The South Carolina Department of Transportation announced the accelerated bridge and culvert replacement package on Feb. 25, 2025 after determining the damaged structures were beyond repair. The work covered six sites in Bamberg, Calhoun and Orangeburg counties: Indian Camp Road over Indian Camp Creek in Bamberg County, Burke Road over Caw Caw Swamp in Calhoun County, and Cannon Bridge Road over Cooper Swamp, Middle Willow Road over Reedy River, Deer Trail Road over Cooper Swamp and Buffalo Pond Road over Tampa Creek in Orangeburg County.

SCDOT said the replacements were intended to reopen the roads to vehicular traffic as each site was completed. The agency’s Bridge Management Office, working with the Federal Highway Administration, oversees the state bridge inspection program and tracks bridge and roadway conditions statewide, a reminder that the November flooding exposed infrastructure vulnerabilities well beyond one county line.

The flood event that damaged the crossings was part of South Carolina’s Severe Storms and Flooding disaster, which FEMA places in the Nov. 6-14, 2024 incident period and says received a federal disaster declaration on Jan. 10, 2025. In Bamberg County, the reopening marks the end of the county’s final bridge project tied to that emergency package, but not the end of flood recovery itself.

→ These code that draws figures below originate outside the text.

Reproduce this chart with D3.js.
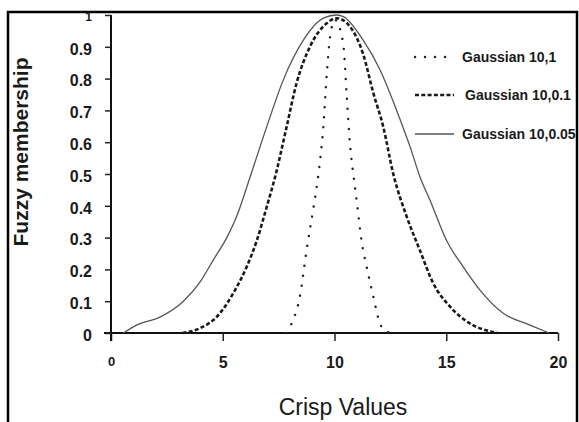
<!DOCTYPE html>
<html>
<head>
<meta charset="utf-8">
<script src="https://cdn.jsdelivr.net/npm/d3@7"></script>
<style>
  body { margin: 0; background: #fff; }
  text { font-family: "Liberation Sans", Arial, sans-serif; fill: #1a1a1a; }
</style>
</head>
<body>
<div id="cnv"></div>
<script>
var width = 579, height = 422;

// values
var xTicks = [0, 5, 10, 15, 20];
var yTicks = [0, 0.1, 0.2, 0.3, 0.4, 0.5, 0.6, 0.7, 0.8, 0.9, 1];
var seriesNames = ["Gaussian 10,1", "Gaussian 10,0.1", "Gaussian 10,0.05"];

var g1X = [7.86, 8.08, 8.45, 8.75, 9.05, 9.3, 9.5, 9.65, 9.8, 10.02, 10.39, 10.54, 10.69, 10.84, 10.99, 11.21, 11.44, 11.74, 12.03, 12.33, 12.7];
var g1Y = [0, 0.03, 0.114, 0.26, 0.39, 0.51, 0.649, 0.81, 0.93, 0.985, 0.91, 0.754, 0.596, 0.50, 0.418, 0.29, 0.208, 0.114, 0.03, 0.004, 0];

var g2X = [3.2, 3.98, 4.72, 5.47, 6.07, 6.52, 6.97, 7.34, 7.86, 8.3, 8.9, 9.65, 10.1, 10.7, 11.29, 11.74, 12.18, 12.63, 13.23, 13.82, 14.42, 15.17, 16.06, 17.03, 17.3];
var g2Y = [0, 0.015, 0.05, 0.125, 0.208, 0.29, 0.397, 0.49, 0.649, 0.785, 0.90, 0.974, 0.99, 0.963, 0.875, 0.754, 0.649, 0.50, 0.366, 0.26, 0.156, 0.083, 0.03, 0.004, 0];

var g3X = [0.55, 1.15, 2.19, 3.24, 3.98, 4.58, 5.18, 5.62, 6.22, 6.97, 7.71, 8.6, 9.5, 10.1, 10.4, 11.29, 12.04, 12.78, 13.38, 13.83, 14.27, 15.02, 15.76, 16.51, 17.55, 18.75, 19.6];
var g3Y = [0, 0.025, 0.05, 0.10, 0.16, 0.23, 0.30, 0.366, 0.49, 0.649, 0.796, 0.92, 0.99, 1.0, 0.995, 0.92, 0.827, 0.70, 0.586, 0.49, 0.418, 0.29, 0.208, 0.135, 0.062, 0.025, 0];

var svg = d3.select("#cnv").append("svg")
  .attr("width", width)
  .attr("height", height);

// outer frame
svg.append("rect")
  .attr("x", 8).attr("y", 12)
  .attr("width", 569).attr("height", 430)
  .attr("fill", "none")
  .attr("stroke", "#000")
  .attr("stroke-width", 2.5);

var xScale = d3.scaleLinear().domain([0, 20]).range([111, 558]);
var yScale = d3.scaleLinear().domain([0, 1]).range([333, 15]);

// x axis
var xAxis = svg.append("g")
  .attr("transform", "translate(0," + yScale(0) + ")")
  .call(d3.axisBottom(xScale).tickValues(xTicks).tickSize(8).tickSizeOuter(0).tickFormat(d3.format("d")));
xAxis.select(".domain").attr("stroke", "#111").attr("stroke-width", 2)
  .attr("d", "M104,0H" + xScale(20));
xAxis.selectAll(".tick line").attr("stroke", "#222").attr("stroke-width", 1.5);
xAxis.selectAll(".tick text")
  .attr("y", 24)
  .style("font-size", function(d){ return d == 0 ? "13px" : "16px"; })
  .style("font-weight", "bold");

// y axis
var yAxis = svg.append("g")
  .attr("transform", "translate(" + xScale(0) + ",0)")
  .call(d3.axisLeft(yScale).tickValues(yTicks).tickSize(6).tickSizeOuter(0)
    .tickFormat(function(d){ return d == 0 || d == 1 ? d : d3.format(".1f")(d); }));
yAxis.select(".domain").attr("stroke", "#111").attr("stroke-width", 2)
  .attr("d", "M0," + yScale(1) + "V" + (yScale(0) + 8));
yAxis.selectAll(".tick line").attr("stroke", "#222").attr("stroke-width", 1.5);
yAxis.selectAll(".tick text")
  .attr("x", -19)
  .attr("dy", "0.45em")
  .style("font-size", function(d){ return d == 1 ? "12px" : "16px"; })
  .style("font-weight", "bold");

//axis labels
svg.append("text")
  .attr("text-anchor", "middle")
  .attr("transform", "translate(343,415)")
  .style("font-size", "23px")
  .text("Crisp Values");
svg.append("text")
  .attr("text-anchor", "middle")
  .attr("transform", "translate(28,152) rotate(-90)")
  .style("font-size", "21px")
  .style("font-weight", "bold")
  .text("Fuzzy membership");

var styles = [
  {stroke: "#222", width: 2.4, dash: "0.1,9.9", cap: "round"},
  {stroke: "#1a1a1a", width: 2.6, dash: "4,2.3", cap: "butt"},
  {stroke: "#555", width: 1.3, dash: null, cap: "butt"}
];
var seriesX = [g1X, g2X, g3X], seriesY = [g1Y, g2Y, g3Y];

var line = d3.line()
  .x(function(d){ return xScale(d[0]); })
  .y(function(d){ return yScale(d[1]); })
  .curve(d3.curveMonotoneX);

seriesX.forEach(function(xs, i){
  var pts = xs.map(function(x, j){ return [x, seriesY[i][j]]; });
  svg.append("path")
    .datum(pts)
    .attr("d", line)
    .attr("fill", "none")
    .attr("stroke", styles[i].stroke)
    .attr("stroke-width", styles[i].width)
    .attr("stroke-dasharray", styles[i].dash)
    .attr("stroke-linecap", styles[i].cap);
});

// legend
var legendY = [57, 95, 134];
seriesNames.forEach(function(name, i){
  svg.append("line")
    .attr("x1", 415).attr("x2", 454)
    .attr("y1", legendY[i]).attr("y2", legendY[i])
    .attr("stroke", styles[i].stroke)
    .attr("stroke-width", styles[i].width)
    .attr("stroke-dasharray", styles[i].dash)
    .attr("stroke-linecap", styles[i].cap);
  svg.append("text")
    .attr("x", i == 1 ? 465 : 462)
    .attr("y", legendY[i] + 5)
    .style("font-size", "14px")
    .style("font-weight", "bold")
    .text(name);
});
</script>
</body>
</html>
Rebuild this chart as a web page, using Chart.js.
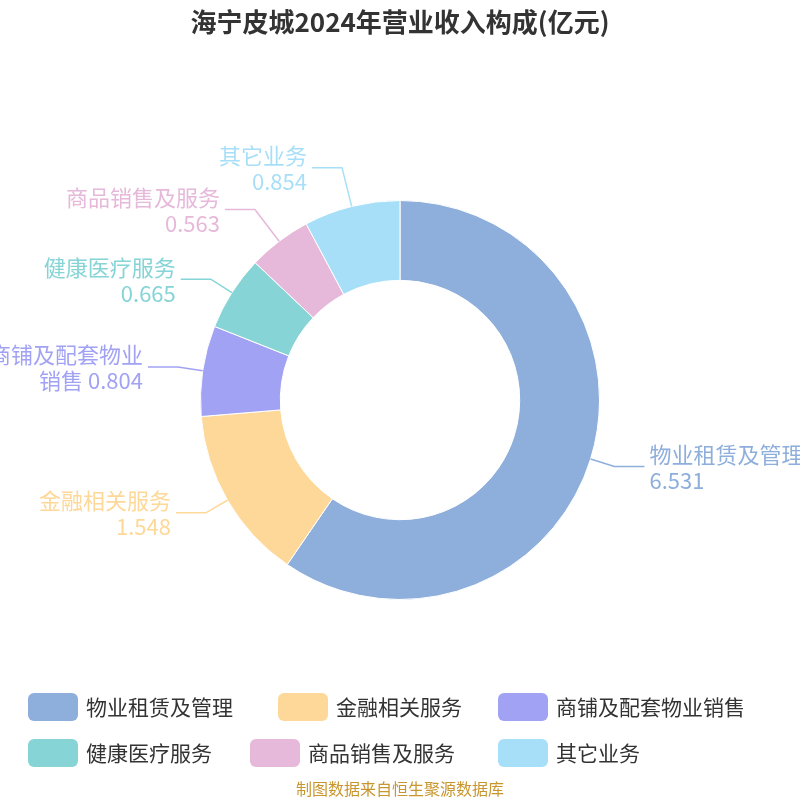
<!DOCTYPE html>
<html><head><meta charset="utf-8">
<script src="https://cdn.jsdelivr.net/npm/chart.js@4"></script>
<style>body{margin:0;background:#fff}#w{width:800px;height:800px}</style>
</head><body><div id="w"><canvas id="c" width="800" height="800"></canvas></div>
<script>
const categories = ['物业租赁及管理','金融相关服务','商铺及配套物业销售','健康医疗服务','商品销售及服务','其它业务'];
const values = [6.531,1.548,0.804,0.665,0.563,0.854];
const colors = ['#8eaedb','#fed898','#a2a2f5','#86d4d6','#e6b8d9','#a8dff8'];
const FONT = '"Noto Sans CJK SC","Noto Sans",sans-serif';

const deco = {
  id:'deco',
  afterDraw(chart){
    const ctx = chart.ctx;
    ctx.save();
    ctx.fillStyle='#333'; ctx.font='bold 26px '+FONT; ctx.textAlign='center'; ctx.textBaseline='middle';
    ctx.fillText('海宁皮城2024年营业收入构成(亿元)',400,22);
    ctx.fillStyle='#c8962e'; ctx.font='16px '+FONT;
    ctx.fillText('制图数据来自恒生聚源数据库',400,789);
    const meta = chart.getDatasetMeta(0);
    meta.data.forEach((arc,i)=>{
      const a=(arc.startAngle+arc.endAngle)/2;
      const cx=arc.x, cy=arc.y, R=arc.outerRadius;
      const x1=cx+Math.cos(a)*R, y1=cy+Math.sin(a)*R;
      const ext = i>=4 ? 40 : 25;
      const x2=cx+Math.cos(a)*(R+ext), y2=cy+Math.sin(a)*(R+ext);
      const right=Math.cos(a)>=0;
      const x3=x2+(right?30:-30);
      ctx.strokeStyle=colors[i]; ctx.lineWidth=1.5;
      ctx.beginPath(); ctx.moveTo(x1,y1); ctx.lineTo(x2,y2); ctx.lineTo(x3,y2); ctx.stroke();
      const name=categories[i], v=values[i].toFixed(3);
      const lines = name.length>7 ? [name.slice(0,7), name.slice(7)+' '+v] : [name, v];
      ctx.fillStyle=colors[i]; ctx.font='22px '+FONT;
      ctx.textAlign=right?'left':'right';
      const tx=x3+(right?5:-5);
      ctx.fillText(lines[0],tx,y2-12);
      ctx.fillText(lines[1],tx,y2+14);
    });
    const pos=[[28,707],[278,707],[498,707],[28,753],[250,753],[498,753]];
    ctx.font='21px '+FONT; ctx.textAlign='left';
    categories.forEach((c,i)=>{
      const [x,y]=pos[i];
      ctx.fillStyle=colors[i];
      ctx.beginPath(); ctx.roundRect(x,y-14,50,28,6); ctx.fill();
      ctx.fillStyle='#333'; ctx.fillText(c,x+58,y);
    });
    ctx.restore();
  }
};

new Chart(document.getElementById('c'),{
  type:'doughnut',
  data:{labels:categories,datasets:[{data:values,backgroundColor:colors,borderColor:'#fff',borderWidth:1,cutout:'60%'}]},
  options:{
    responsive:false,animation:false,
    layout:{padding:{top:200,bottom:200,left:0,right:0}},
    plugins:{legend:{display:false},title:{display:false},tooltip:{enabled:false}}
  },
  plugins:[deco]
});
</script></body></html>
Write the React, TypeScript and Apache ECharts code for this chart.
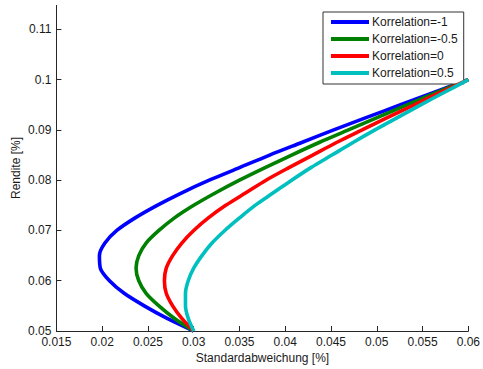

County leaders have already pointed to that broader work. In January 2025, Bamberg County announced an $856,000 South Carolina Rural Infrastructure Authority grant for stormwater improvements in heavy flood zones, including the city of Bamberg and nearby areas. SCDOT also continues bridge planning in the region, with additional public comment and replacement work under review in 2026 and more sites flagged where roadway profile grade raises could force nearby bridges into future replacement planning.

The bridge on Indian Camp Road is back, and with it, one more rural choke point from the 2024 floods has been cleared. What remains is the larger test of whether the county’s roads and drainage systems can withstand the next storm better than they did the last one.